Mientras que el complejo de castración está en el núcleo del deseo del hombre, a la mujer poco le importa la relación con la falta (lo que no quiere decir que no sepa maniobrar con ella). Dicho de otro modo, mientras que “la angustia del hombre está ligada a la posibilidad de no poder”, dice Lacan, a la mujer le interesaría más directamente la relación con el deseo, independientemente del objeto; o, mejor dicho, en una relación más laxa con el objeto. Por eso, el vínculo de la mujer con el deseo ofrece “posibilidades infinitas” (sigue Lacan). En definitiva, es sabido que las mujeres disfrutan de muchas cosas más que los hombres (de quienes la literatura humorística suele decir que sólo piensan en una cosa).
Por esta vía, el modo de acceso de la mujer al deseo circunscribe otras coordenadas: “Ella se tienta tentando al Otro […] cualquier cosa le sirve para tentarlo, cualquier objeto, aunque para ella sea superfluo, […] es suficiente para que ella, el pececito, haga picar al pescador de la caña. Es el deseo del Otro lo que le interesa”.
De acuerdo con esta perspectiva, que aprecia una relación más laxa entre la mujer y el objeto de deseo, la mujer desea a través de causar el deseo, con el recurso a la tentación, en la que los más diversos expedientes son válidos (desde una manzana, como en el relato bíblico, hasta un portaligas… o un brillo en la nariz).

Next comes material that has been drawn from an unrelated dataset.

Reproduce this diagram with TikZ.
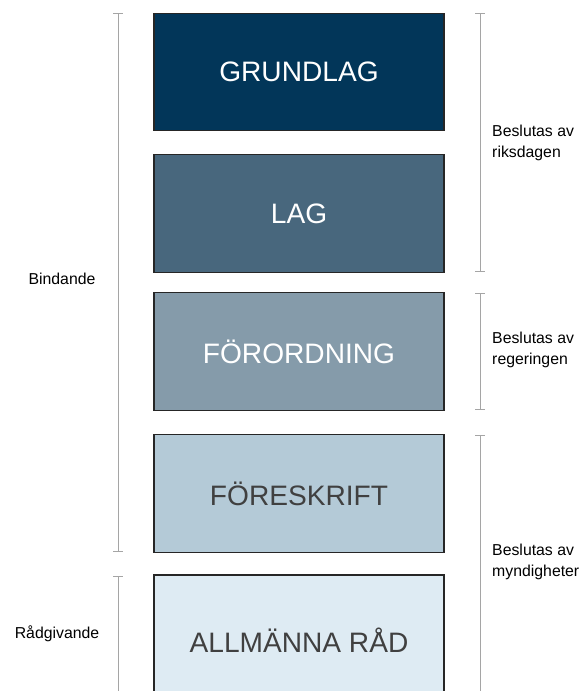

De este modo, la idea (clásica en el psicoanálisis) de un masoquismo femenino termina siendo una fantasía masculina, que interpreta fálicamente el goce de la mujer, es decir, que le atribuye a esta última el rasgo propio del deseo del hombre. Continúa Lacan: “En este fantasma, y en relación a la estructura masoquista imaginada en la mujer, es por procuración como el hombre hace que su goce se sostenga mediante algo que es su propia angustia”.
Esta forma de “procuración” indica el traspaso imaginario que supone que la mujer encontraría satisfacción en el dolor; por cierto, un dolor que no es cualquiera, sino aquel que el hombre se encargaría de extraer en una suerte de “búsqueda sádica” (cuando más no sea por “hacerla gritar”) que haga emerger un índice del goce (en este caso, bajo la forma de la voz).
Para la mujer, en cambio, “el deseo del Otro es un medio para que su goce tenga un objeto”, afirma Lacan. Su relación es directa con este deseo, en el que radica a la vez su punto de angustia; incluso cuando deba recurrir a modos de la mascarada para causar la tentación. En este punto, es a través de un “dejar ver” propio de la mirada que la mujer se relaciona con el deseo, en el que fundamentalmente se trata de dejar ver lo que hay, incluso cuando pueda negativizarlo (por ejemplo, a través de un escote); mientras que para el hombre se trata de dejar ver su deseo a través de lo que no hay, es decir, según alguna forma de la falta, de lo que no tiene, que pueda permitir que la mujer se sitúe como objeto del deseo.
Una fantasía-colectivo que demuestra esta dimensión (también utilizada en diversas referencias literarias, especialmente en las novelas amorosas de principios de siglo XX, que fueron el fundamento de las telenovelas actuales) se puede parafrasear con la frase que afirma que las mujeres siempre se prendan de los “malos”; y, con alguna justeza clínica más estricta, podría tenerse presente el efecto irresistible que suele producir un hombre que muestra su falta; por ejemplo, cuando se permite llorar frente a una mujer… ¡aunque no por ella!